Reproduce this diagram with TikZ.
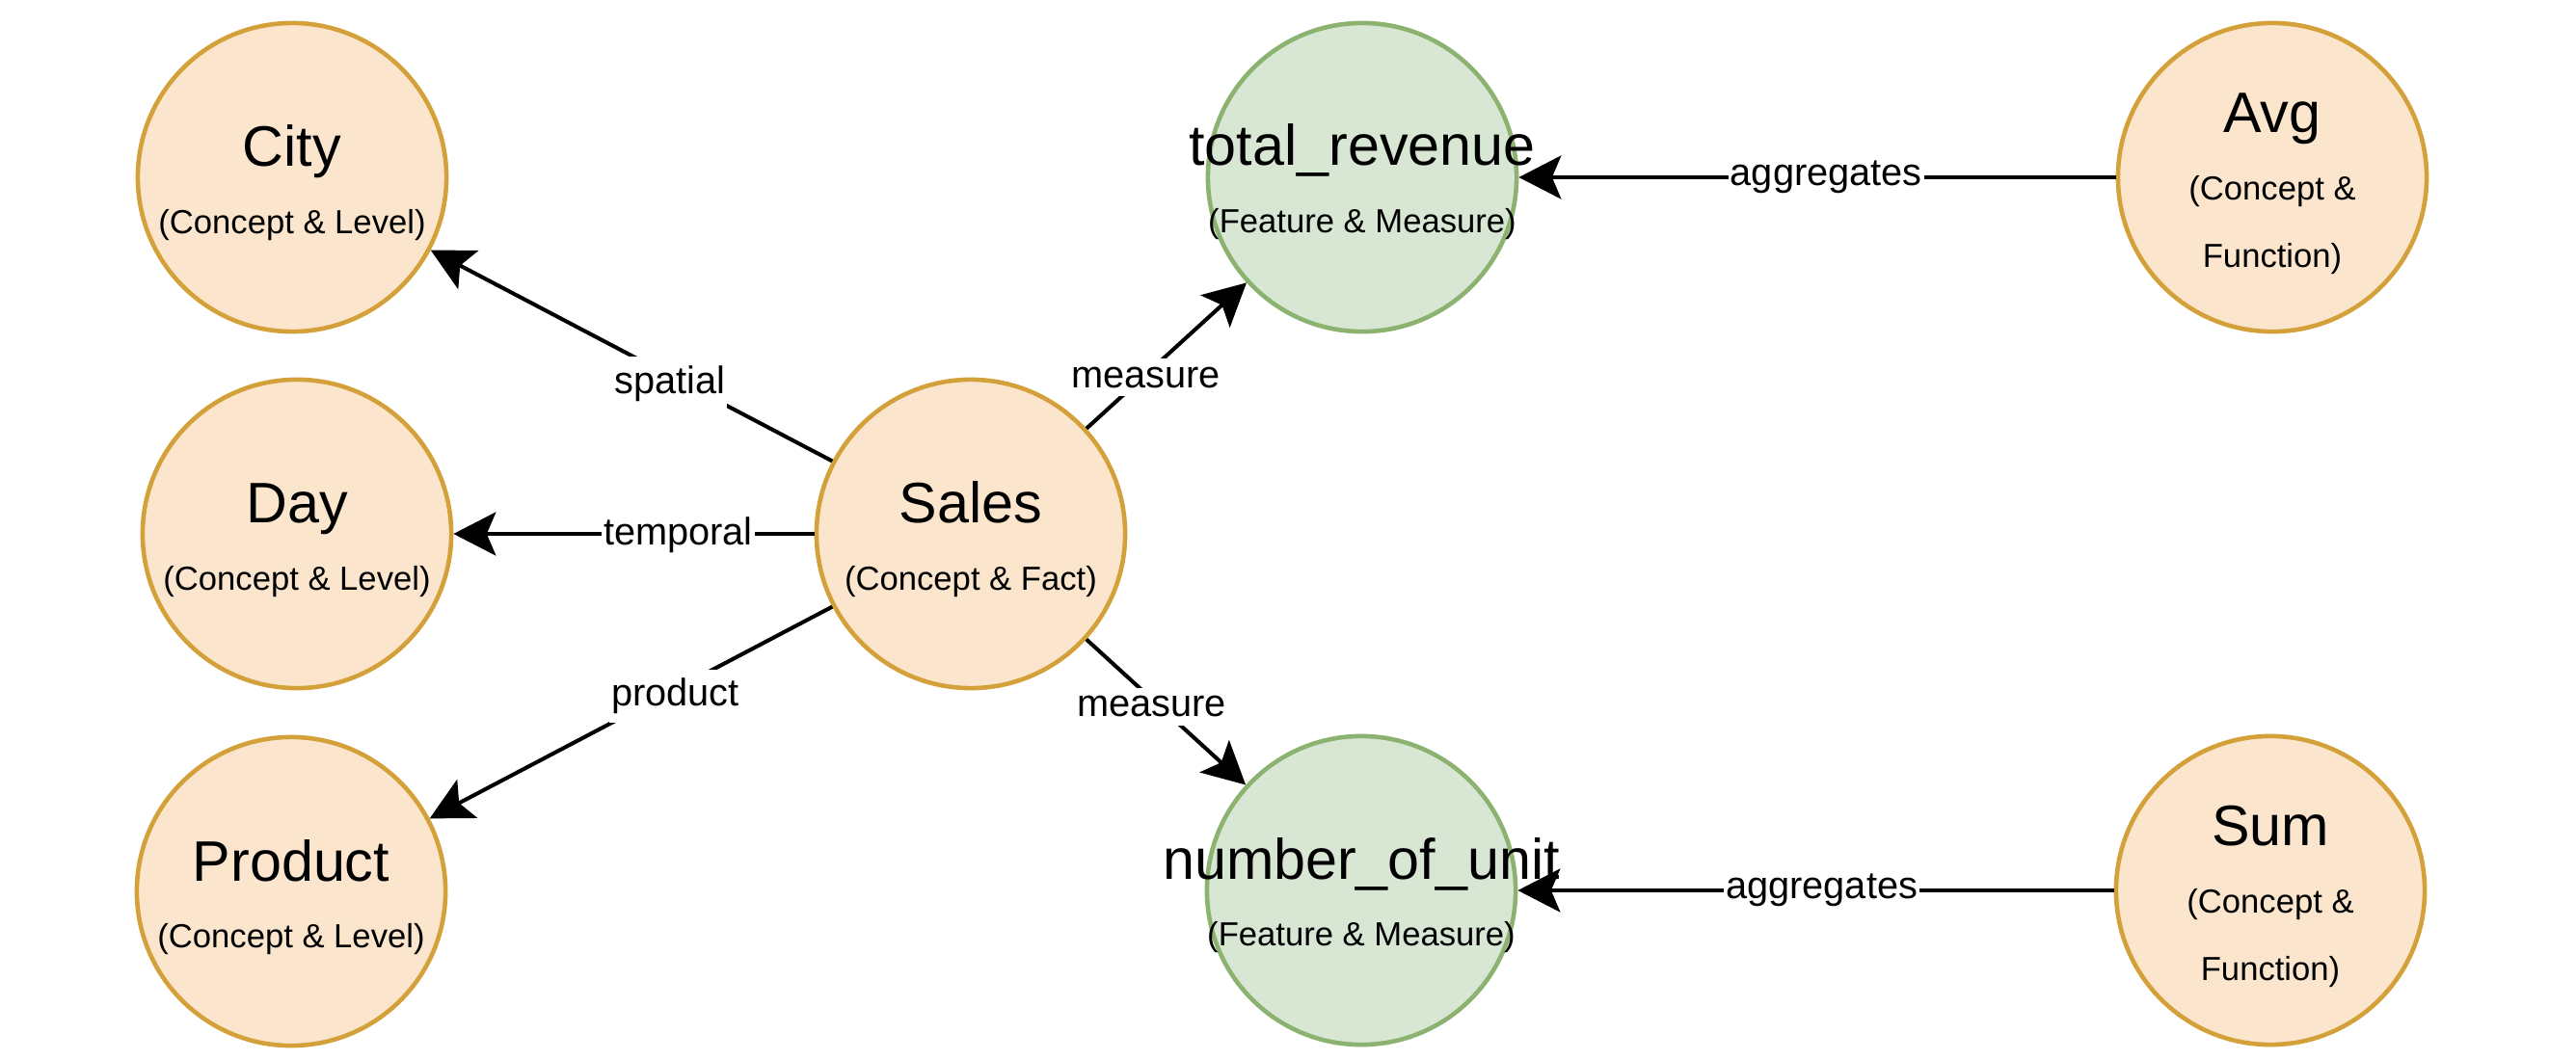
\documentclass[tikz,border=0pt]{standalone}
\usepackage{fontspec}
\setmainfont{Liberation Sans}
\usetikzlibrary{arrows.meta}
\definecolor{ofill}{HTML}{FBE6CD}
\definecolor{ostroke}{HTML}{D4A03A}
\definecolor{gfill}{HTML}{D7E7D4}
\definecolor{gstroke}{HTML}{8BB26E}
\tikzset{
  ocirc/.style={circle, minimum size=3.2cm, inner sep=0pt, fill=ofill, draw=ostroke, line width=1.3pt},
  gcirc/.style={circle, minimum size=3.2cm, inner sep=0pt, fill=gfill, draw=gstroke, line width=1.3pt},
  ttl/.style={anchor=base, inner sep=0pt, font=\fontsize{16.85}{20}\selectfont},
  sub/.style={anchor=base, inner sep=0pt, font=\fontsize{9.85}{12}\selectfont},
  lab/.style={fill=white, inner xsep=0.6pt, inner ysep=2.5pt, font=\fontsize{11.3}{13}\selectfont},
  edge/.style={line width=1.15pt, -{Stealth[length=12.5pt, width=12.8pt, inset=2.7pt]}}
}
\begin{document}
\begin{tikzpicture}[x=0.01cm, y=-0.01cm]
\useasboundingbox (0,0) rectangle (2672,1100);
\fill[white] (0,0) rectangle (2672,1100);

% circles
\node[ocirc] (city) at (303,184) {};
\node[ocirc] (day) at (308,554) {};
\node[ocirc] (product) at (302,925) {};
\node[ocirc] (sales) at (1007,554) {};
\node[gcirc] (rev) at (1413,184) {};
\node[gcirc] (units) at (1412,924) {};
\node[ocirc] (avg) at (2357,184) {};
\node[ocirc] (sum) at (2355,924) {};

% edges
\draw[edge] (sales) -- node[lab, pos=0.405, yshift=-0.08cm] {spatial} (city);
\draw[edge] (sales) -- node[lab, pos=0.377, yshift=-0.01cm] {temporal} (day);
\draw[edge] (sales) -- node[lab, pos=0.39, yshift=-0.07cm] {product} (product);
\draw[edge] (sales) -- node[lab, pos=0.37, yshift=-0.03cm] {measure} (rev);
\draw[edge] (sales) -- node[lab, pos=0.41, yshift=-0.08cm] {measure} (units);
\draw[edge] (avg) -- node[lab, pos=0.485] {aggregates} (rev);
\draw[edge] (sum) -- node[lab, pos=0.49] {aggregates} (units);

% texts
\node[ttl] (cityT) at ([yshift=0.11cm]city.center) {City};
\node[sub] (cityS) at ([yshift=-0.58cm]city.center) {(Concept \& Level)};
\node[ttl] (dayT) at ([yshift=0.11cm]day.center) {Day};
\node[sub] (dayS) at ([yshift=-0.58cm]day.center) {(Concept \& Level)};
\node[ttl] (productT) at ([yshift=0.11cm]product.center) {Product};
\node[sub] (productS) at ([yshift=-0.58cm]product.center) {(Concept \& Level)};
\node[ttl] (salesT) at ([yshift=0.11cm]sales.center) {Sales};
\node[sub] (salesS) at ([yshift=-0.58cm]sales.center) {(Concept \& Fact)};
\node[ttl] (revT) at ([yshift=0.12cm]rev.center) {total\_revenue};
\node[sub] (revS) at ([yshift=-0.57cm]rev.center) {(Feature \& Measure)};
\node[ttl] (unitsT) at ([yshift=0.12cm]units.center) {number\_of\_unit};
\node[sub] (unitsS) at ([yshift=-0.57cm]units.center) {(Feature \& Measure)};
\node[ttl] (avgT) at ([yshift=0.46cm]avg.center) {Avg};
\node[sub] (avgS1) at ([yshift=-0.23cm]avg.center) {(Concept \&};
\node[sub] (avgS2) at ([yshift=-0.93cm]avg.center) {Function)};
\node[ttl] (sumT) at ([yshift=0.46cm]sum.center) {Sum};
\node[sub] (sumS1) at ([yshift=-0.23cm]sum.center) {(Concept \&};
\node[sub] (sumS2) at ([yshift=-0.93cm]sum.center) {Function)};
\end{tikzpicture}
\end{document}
┄┄┄┄┄┄┄┄┄┄┄┄┄┄┄┄┄┄┄┄
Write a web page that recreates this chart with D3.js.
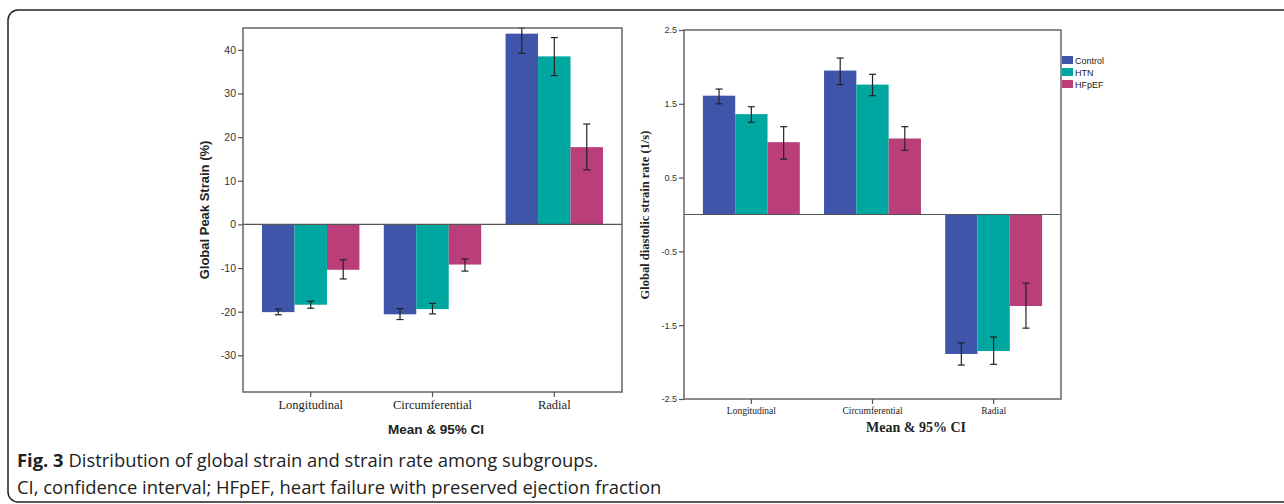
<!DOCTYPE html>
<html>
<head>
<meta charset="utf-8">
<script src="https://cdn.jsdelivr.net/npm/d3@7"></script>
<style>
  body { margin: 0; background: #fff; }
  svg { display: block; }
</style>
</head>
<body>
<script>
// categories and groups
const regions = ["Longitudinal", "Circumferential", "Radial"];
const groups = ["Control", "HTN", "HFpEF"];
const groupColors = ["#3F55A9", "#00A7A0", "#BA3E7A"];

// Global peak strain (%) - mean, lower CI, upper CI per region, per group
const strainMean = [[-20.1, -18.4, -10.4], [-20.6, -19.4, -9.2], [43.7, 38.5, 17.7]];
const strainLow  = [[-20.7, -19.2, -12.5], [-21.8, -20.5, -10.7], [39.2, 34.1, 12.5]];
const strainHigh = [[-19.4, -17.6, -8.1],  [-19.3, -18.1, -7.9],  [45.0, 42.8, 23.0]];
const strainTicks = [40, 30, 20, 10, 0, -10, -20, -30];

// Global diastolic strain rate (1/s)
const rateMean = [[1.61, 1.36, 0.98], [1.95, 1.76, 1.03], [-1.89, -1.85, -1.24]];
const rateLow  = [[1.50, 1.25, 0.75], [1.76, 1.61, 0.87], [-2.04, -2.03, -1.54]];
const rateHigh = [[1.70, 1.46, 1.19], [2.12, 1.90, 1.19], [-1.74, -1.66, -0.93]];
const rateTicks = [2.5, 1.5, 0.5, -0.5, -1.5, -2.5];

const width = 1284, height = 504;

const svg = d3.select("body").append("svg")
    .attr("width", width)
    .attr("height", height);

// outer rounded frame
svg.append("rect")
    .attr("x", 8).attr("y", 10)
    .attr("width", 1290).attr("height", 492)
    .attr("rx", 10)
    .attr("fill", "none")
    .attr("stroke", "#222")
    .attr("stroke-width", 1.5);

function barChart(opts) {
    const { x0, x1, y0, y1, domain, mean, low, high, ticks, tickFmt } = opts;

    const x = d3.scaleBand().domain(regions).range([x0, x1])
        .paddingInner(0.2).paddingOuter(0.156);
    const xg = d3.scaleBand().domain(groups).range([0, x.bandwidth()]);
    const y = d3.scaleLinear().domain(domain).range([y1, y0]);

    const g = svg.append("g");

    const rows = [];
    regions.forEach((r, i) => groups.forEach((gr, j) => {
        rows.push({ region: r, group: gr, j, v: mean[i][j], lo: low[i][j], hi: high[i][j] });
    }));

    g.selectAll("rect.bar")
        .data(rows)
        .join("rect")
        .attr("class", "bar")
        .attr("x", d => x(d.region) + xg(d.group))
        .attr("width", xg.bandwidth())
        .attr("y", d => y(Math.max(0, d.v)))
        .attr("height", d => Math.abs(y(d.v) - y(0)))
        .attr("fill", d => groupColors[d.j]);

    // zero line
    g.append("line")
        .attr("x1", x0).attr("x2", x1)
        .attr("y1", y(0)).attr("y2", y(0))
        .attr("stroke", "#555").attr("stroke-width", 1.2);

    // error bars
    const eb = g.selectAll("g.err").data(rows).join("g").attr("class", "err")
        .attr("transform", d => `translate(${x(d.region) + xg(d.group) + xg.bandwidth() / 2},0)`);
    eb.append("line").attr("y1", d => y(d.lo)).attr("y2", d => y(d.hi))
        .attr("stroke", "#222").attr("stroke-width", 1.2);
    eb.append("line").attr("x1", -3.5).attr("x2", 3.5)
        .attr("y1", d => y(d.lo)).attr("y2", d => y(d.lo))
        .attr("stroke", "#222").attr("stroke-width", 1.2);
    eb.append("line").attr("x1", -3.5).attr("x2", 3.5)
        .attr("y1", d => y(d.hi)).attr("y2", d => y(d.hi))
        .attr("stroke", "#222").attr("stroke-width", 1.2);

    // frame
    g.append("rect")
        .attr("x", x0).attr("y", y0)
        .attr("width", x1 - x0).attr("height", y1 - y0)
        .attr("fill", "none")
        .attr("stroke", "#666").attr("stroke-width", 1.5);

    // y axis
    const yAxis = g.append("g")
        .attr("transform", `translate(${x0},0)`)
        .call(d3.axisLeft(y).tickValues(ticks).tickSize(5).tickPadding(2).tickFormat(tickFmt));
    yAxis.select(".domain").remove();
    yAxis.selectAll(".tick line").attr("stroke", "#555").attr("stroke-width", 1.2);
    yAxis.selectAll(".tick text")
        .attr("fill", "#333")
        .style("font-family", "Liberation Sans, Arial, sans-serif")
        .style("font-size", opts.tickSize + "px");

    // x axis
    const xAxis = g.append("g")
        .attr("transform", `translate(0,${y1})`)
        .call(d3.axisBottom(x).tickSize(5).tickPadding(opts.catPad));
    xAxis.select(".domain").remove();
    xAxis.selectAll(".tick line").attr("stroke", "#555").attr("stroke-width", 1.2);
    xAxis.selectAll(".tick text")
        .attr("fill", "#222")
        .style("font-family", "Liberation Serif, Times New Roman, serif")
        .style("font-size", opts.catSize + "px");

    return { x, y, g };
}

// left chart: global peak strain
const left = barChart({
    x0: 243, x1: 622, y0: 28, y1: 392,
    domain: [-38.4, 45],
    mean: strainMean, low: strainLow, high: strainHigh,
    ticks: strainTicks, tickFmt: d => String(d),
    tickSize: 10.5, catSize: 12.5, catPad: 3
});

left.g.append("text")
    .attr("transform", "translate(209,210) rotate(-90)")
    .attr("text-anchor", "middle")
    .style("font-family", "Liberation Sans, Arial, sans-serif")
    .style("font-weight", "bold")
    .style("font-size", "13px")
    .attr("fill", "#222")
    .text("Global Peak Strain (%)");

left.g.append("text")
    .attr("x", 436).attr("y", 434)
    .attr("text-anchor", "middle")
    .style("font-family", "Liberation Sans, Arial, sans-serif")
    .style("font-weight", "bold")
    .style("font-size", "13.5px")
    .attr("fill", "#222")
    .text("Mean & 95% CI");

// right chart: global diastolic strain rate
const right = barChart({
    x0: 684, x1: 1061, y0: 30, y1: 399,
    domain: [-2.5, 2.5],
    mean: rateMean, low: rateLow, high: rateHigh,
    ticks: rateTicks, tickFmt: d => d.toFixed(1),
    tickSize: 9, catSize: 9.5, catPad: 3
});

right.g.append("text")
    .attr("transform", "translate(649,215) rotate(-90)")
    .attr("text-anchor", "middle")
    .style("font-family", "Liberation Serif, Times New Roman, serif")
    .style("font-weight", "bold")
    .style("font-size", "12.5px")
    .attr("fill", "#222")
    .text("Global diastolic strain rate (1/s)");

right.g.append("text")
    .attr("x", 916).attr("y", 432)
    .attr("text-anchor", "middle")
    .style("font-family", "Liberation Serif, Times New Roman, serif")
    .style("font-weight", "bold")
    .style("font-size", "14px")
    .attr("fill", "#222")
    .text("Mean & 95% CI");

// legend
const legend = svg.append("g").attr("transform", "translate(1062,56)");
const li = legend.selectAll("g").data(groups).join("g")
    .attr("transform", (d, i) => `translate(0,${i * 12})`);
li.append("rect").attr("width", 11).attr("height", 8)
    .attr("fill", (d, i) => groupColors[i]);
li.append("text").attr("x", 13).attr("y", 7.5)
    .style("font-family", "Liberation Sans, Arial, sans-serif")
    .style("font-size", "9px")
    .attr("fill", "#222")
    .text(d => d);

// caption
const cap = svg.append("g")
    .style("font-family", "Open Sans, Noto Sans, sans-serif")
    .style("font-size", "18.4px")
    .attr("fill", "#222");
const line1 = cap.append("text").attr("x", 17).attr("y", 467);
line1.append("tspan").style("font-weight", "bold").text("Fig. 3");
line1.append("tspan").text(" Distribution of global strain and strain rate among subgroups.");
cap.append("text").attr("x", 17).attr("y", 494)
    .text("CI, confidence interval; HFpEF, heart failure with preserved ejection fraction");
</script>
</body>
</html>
┄┄┄┄┄┄┄┄┄┄┄┄┄┄┄┄┄┄┄┄
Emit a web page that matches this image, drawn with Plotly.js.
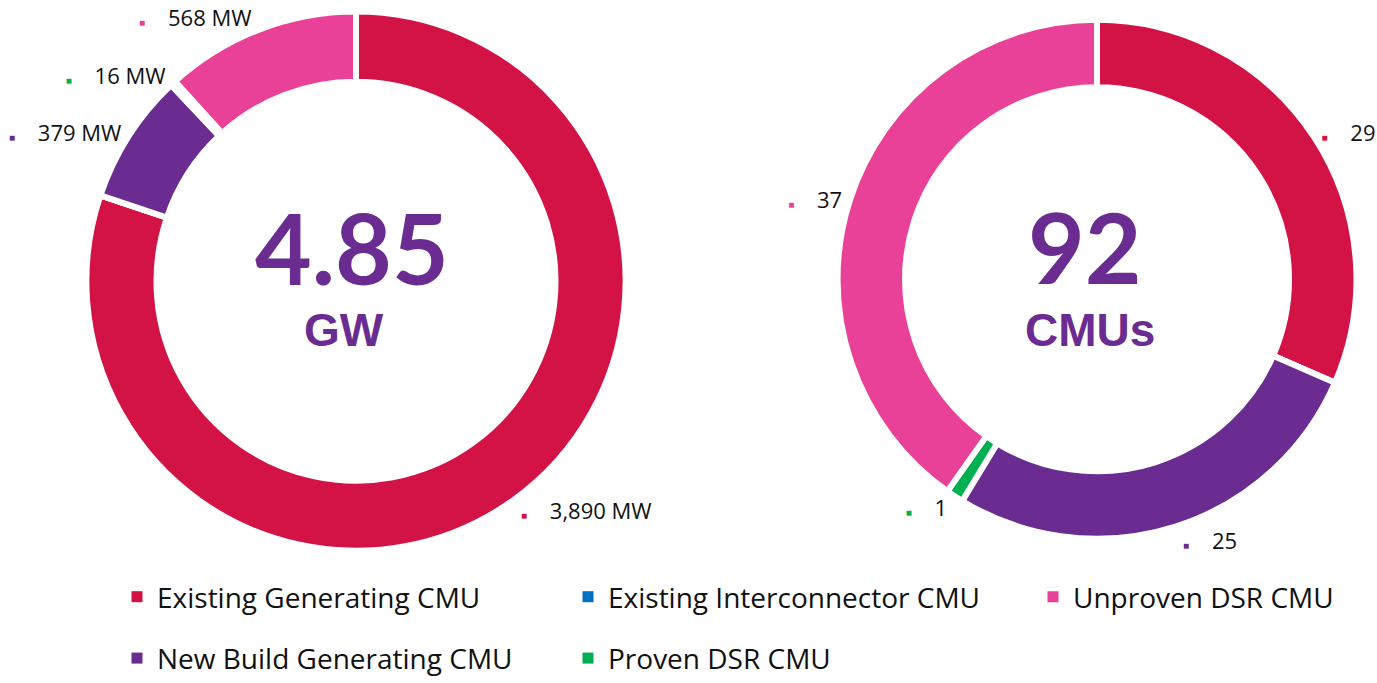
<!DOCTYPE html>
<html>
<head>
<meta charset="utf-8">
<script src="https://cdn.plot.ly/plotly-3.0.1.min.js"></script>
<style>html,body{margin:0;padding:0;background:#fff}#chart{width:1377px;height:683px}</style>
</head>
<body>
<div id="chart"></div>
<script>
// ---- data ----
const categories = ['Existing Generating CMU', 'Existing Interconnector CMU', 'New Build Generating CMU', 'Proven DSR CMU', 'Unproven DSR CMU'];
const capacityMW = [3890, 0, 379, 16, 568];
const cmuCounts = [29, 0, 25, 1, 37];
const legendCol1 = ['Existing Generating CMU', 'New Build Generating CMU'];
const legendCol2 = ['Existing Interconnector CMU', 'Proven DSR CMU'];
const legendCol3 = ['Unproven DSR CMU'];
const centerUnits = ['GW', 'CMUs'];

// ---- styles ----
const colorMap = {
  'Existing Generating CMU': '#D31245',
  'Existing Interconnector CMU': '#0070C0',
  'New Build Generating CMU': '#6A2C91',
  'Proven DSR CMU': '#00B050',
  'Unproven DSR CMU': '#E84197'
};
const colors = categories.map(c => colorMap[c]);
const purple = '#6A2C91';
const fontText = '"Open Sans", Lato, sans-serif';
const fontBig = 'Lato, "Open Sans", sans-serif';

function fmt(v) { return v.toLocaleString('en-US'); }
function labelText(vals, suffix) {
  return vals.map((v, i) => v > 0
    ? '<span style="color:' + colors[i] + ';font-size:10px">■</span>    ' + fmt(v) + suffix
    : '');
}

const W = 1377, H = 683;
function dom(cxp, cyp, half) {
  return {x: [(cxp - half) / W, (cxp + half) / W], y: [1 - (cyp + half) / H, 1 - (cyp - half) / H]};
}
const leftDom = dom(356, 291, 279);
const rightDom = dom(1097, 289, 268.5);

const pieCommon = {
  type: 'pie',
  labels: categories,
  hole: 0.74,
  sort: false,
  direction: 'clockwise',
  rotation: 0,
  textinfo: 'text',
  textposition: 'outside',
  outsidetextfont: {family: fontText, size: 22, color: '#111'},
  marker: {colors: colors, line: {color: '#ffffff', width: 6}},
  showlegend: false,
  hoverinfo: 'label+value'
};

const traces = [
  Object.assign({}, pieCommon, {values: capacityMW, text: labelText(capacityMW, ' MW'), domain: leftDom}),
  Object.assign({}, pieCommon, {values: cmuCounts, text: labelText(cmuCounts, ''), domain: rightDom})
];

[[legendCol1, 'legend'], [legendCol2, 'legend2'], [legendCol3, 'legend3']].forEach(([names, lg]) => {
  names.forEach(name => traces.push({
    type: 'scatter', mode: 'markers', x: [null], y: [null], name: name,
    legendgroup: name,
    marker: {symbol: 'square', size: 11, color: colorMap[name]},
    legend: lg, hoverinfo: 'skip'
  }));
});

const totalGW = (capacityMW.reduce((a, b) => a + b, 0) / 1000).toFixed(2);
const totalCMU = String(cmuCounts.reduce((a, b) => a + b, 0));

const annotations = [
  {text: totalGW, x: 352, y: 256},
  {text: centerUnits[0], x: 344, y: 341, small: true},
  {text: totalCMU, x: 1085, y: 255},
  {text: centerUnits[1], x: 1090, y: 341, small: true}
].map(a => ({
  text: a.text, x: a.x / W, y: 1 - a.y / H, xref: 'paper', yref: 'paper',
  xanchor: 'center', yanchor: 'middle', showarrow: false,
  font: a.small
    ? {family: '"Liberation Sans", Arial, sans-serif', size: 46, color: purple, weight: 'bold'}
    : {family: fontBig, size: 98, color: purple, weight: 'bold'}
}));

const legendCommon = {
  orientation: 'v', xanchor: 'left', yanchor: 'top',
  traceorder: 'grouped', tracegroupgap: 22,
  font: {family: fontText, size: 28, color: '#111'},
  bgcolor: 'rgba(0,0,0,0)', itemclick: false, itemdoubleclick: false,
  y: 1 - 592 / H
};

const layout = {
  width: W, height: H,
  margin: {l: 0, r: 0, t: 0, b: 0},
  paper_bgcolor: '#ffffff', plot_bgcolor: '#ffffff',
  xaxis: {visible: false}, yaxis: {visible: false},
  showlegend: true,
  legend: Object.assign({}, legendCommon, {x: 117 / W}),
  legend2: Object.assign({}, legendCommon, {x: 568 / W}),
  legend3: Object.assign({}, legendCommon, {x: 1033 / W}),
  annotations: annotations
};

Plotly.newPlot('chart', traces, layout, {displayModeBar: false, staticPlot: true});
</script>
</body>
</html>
┄┄┄┄┄┄┄┄┄┄┄┄┄┄┄┄┄┄┄┄
→ **DESCRIPTION OF THE TASK**:
Begin with the line where "Reproduce this diagram with TikZ." appears and end with the line where "(sum) at (2355,924)" appears. Copy only that stretch, exactly, with no pictures.

→ **RESULT OF THIS TASK**:
Reproduce this diagram with TikZ.
\documentclass[tikz,border=0pt]{standalone}
\usepackage{fontspec}
\setmainfont{Liberation Sans}
\usetikzlibrary{arrows.meta}
\definecolor{ofill}{HTML}{FBE6CD}
\definecolor{ostroke}{HTML}{D4A03A}
\definecolor{gfill}{HTML}{D7E7D4}
\definecolor{gstroke}{HTML}{8BB26E}
\tikzset{
  ocirc/.style={circle, minimum size=3.2cm, inner sep=0pt, fill=ofill, draw=ostroke, line width=1.3pt},
  gcirc/.style={circle, minimum size=3.2cm, inner sep=0pt, fill=gfill, draw=gstroke, line width=1.3pt},
  ttl/.style={anchor=base, inner sep=0pt, font=\fontsize{16.85}{20}\selectfont},
  sub/.style={anchor=base, inner sep=0pt, font=\fontsize{9.85}{12}\selectfont},
  lab/.style={fill=white, inner xsep=0.6pt, inner ysep=2.5pt, font=\fontsize{11.3}{13}\selectfont},
  edge/.style={line width=1.15pt, -{Stealth[length=12.5pt, width=12.8pt, inset=2.7pt]}}
}
\begin{document}
\begin{tikzpicture}[x=0.01cm, y=-0.01cm]
\useasboundingbox (0,0) rectangle (2672,1100);
\fill[white] (0,0) rectangle (2672,1100);

% circles
\node[ocirc] (city) at (303,184) {};
\node[ocirc] (day) at (308,554) {};
\node[ocirc] (product) at (302,925) {};
\node[ocirc] (sales) at (1007,554) {};
\node[gcirc] (rev) at (1413,184) {};
\node[gcirc] (units) at (1412,924) {};
\node[ocirc] (avg) at (2357,184) {};
\node[ocirc] (sum) at (2355,924) {};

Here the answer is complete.